Coming together for the common good

John Kasich with Joe Biden at UD
Photo by Evan Krape
John Kasich and Joe Biden discuss the importance of political cooperation.

CAMPUS | In many ways, politicians Joe Biden and John Kasich aren’t all that different. One’s a Democrat, the other’s a Republican, but both men see common ground as they watch the nation veer deeper into divisiveness.

“We’re so much focused on our differences that we forget our common goals,” Kasich, governor of Ohio, said as he joined the former vice president in a special edition of UD’s National Agenda speaker series this fall.

More than 600 people jammed Mitchell Hall to hear Biden, AS65, and Kasich in UD’s “Bridging the Divides” event, presented in partnership by the Center for Political Communication and the Biden Institute. This year’s theme explores religious, political, cultural and other national divides.

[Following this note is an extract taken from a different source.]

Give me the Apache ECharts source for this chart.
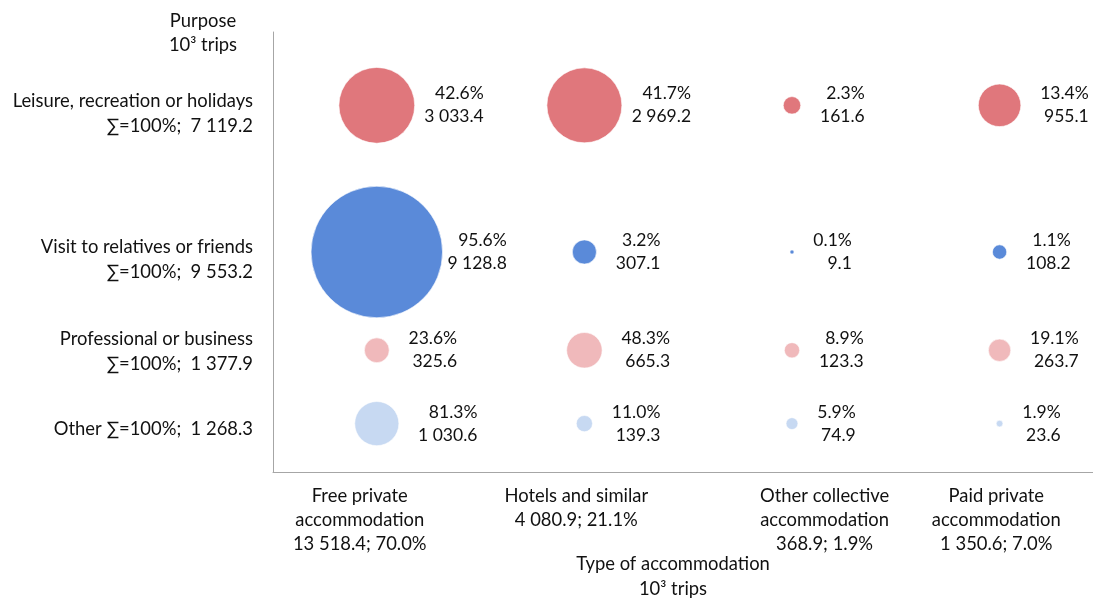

To Biden, he and Kasich are examples of how even opposing parties should still be capable of recognizing common goals. “It’s not that hard for John and me to get along,” Biden said. “We both believe strongly in the capacity of the American people [and that] personal relationships matter.”

Shaken out of complacency

Margot Lee Shetterly
Photo by Kevin Quinlan
Author Margot Lee Shetterly speaks candidly on race, gender, science and the unearthed stories of American innovation.

CAMPUS | Stories like Hidden Figures only come to light when we look for stories like Hidden Figures, said author Margot Lee Shetterly, speaking to a packed Mitchell Hall crowd this fall.

As the speaker for this year’s Louis L. Redding Lecture, which honors the prominent Wilmington lawyer and civil rights pioneer, Shetterly said the idea for the book, subtitled, The American Dream and the Untold Story of the Black Women Mathematicians Who Helped Win the Space Race, came to her seven years ago, when her father mentioned the women he worked with at NASA and their unrecognized work.

The writer realized then that she knew their story but not their full history. I was “shaken out of complaceny,” she said, encouraging the audience to don their own “hidden figures” glasses and find the untold tales that exist among friends and family.

The mathematicians’ story was “hidden,” Shetterly added, because our histories are generally missing stories of black protagonists—the everyday, American stories of the scientists, professors, cleaners and so many others of previous generations.

“Humans are a storytelling species,” she said. “And stories matter.”

Masters of disasters

Mark Zuckerberg with UD's Tricia Wachtenbdorf
Photo by Evan Krape
UD's Tricia Wachtendorf meets with Facebook CEO Mark Zuckerberg and other experts in disaster relief.

CAMPUS | When major hurricanes triple-punched the U.S. in swift succession this year, UD was there to lend a hand—before, during and after.

As the oldest research center in the world devoted to the social science and management aspects of disasters, the leaders and students of UD’s Disaster Research Center were on the ground, visiting shelters, evaluating needs, and helping the media (and nation) understand the issues at stake following Hurricanes Harvey, Irma and Maria.

“We do a lot of how and why—how was that decision made, and why?” says Tricia Wachtendorf, who directs the center along with James Kendra. “That has implications for how other cities could/should be thinking of responding in the future.”

Such UD expertise made its way to Facebook CEO Mark Zuckerberg, who visited Delaware in the wake of the storms to discuss how communities can better respond to—and endure—such events. Zuckerberg asked the DRC to consider the groundswell in support from the community that typically follows disasters, and challenged them to think of ways the nation could better capitalize on that energy.